The Priory Federation of Academies Trust is a non-profit charitable trust and the governing body for twelve academy schools in Lincolnshire and Leicestershire, England. The schools are directly funded by the Department for Education and are independent of the local authority.

==Description==
The trust was formed in 2008 with the stated aims of "raising educational standards and improving the life chances of students in the Lincolnshire area." The Federation is run by, and is accountable to, a board of trustees including the headteachers of all the schools, a Chairman and other individuals from relevant local and national organizations.

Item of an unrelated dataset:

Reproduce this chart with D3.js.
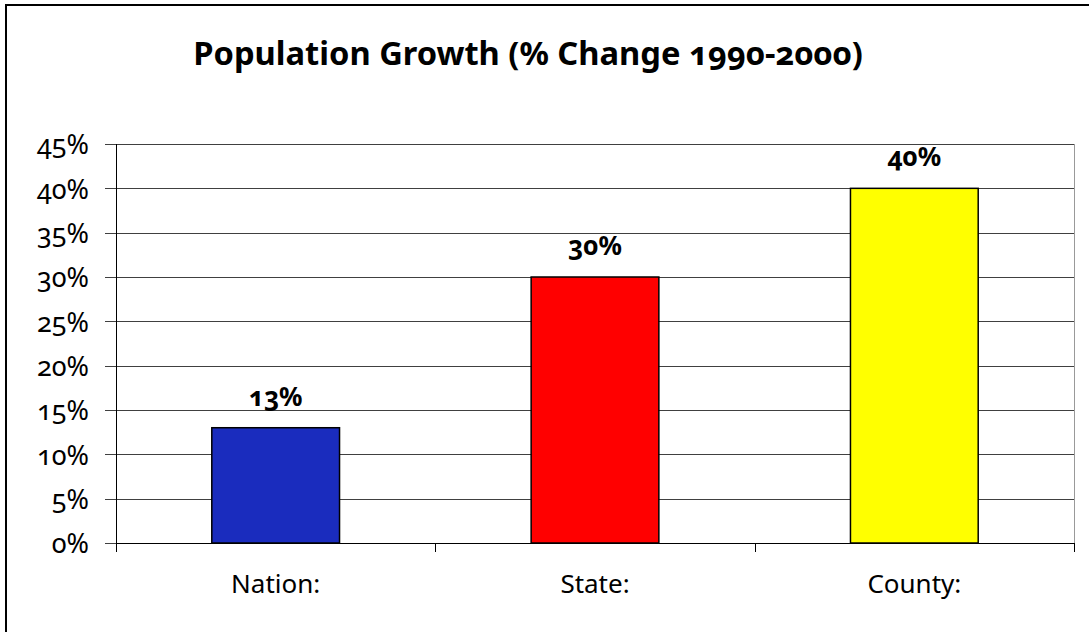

The federation currently provides education for over 7000 students and employs over 1000 staff.

==Schools==
===Secondary===
- The Priory Academy LSST- the lead academy of the federation,
- The Priory Witham Academy,
- The Priory City of Lincoln Academy,
- The Priory Ruskin Academy,
- The Priory Pembroke Academy,
- The Priory Belvoir Academy,

=== Primary===
- Ling Moor Primary Academy,
- Heighington Millfield Primary Academy
- Huntingtower Community Primary Academy
- Waddington Redwood Primary Academy,
- Cherry Willingham Primary Academy
- Willoughby Academy.

==Controversies==
In 2012 the Education Funding Agency carried out an investigation into concerns about potential financial irregularities in the Trust. The report found that "The financial management of the Federation has not been of a standard necessary for an organisation of its current size. Regularity and transparency in the use of public funds has not been demonstrated".